This week we start reading the third book of the Torah on Shabbat morning. It begins with a word written in a strange way. The word is Vayikra, which means "and he called". God calls to Moshe at the start of the book of Leviticus. But in the Torah, the last letter of Vayikra, the aleph, is written as a small superscript. If you read the word without the aleph, it would be Vayiker, which means "and it happened by coincidence." It's as if the word is teetering between two meaning, wondering whether the aleph will enlarge or fade away.
Responding to a call from God, or bouncing from happenstance to happenstance. These are two completely opposite perspectives on life. We can look back and ask: Did I hear a call and follow it, or did things just happen to bounce me a certain way?

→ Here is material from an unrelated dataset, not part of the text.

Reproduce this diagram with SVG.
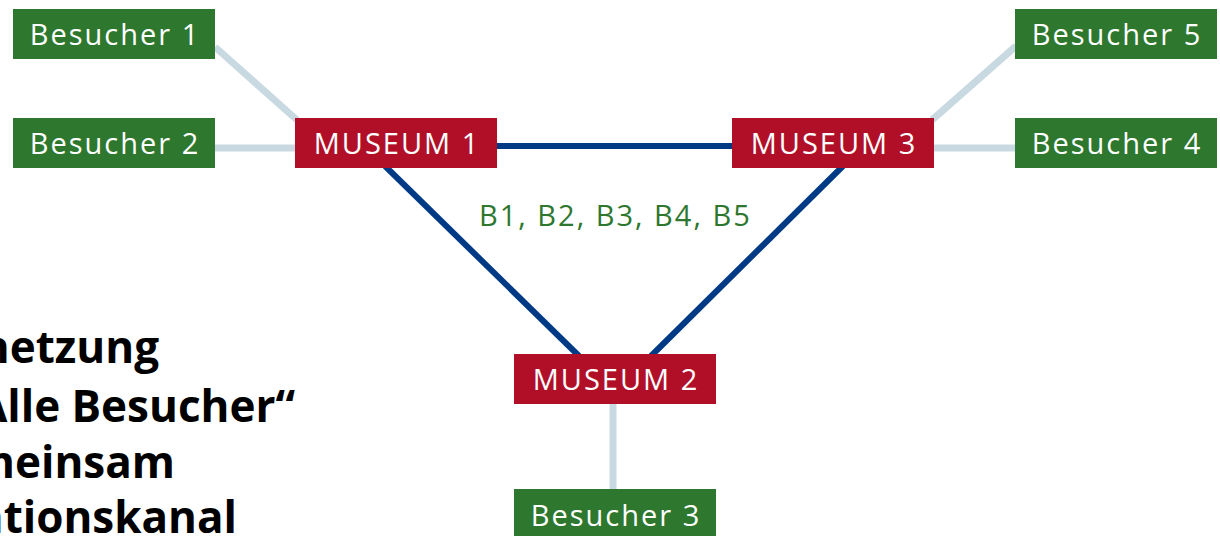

Vayikra or Vayiker are two possible views on ourselves, two possible ways of interpreting how we got to this point. In the Haggadah, as we tell the Exodus story we quote the Torah: "Yaakov went down to Egypt." If there hadn't been a famine; if Yosef had not become the coordinator of food for all the land….. But the Haggadah explains: "Yaakov was compelled by the divine word."
We can always look back and find the coincidences, the random events that affected the turn we took. But one way we develop our capacity for freedom is to find the coherence hiding in the static. Underneath geographical moves, relationships that endure or have ended, professional transitions, is there a basic truth that is unfolding through me? Or was there one Vayikra moment when my path changed profoundly? Or is something calling me only just now?
Changing Vayiker into Vayikra means committing to a view of life beyond chance and coincidence. It means committing to enlarging the letter aleph. That first letter of the Hebrew alphabet stands for Anochi -- "I." "I' is myself, and also the Anochi of "I am Adonai your God who brought you out of the land of Egypt." The more we see our lives, looking back and ahead, as a response to the call of the divine Anokhi, the more we become "I", the authors of a life that is more than chance and happenstance.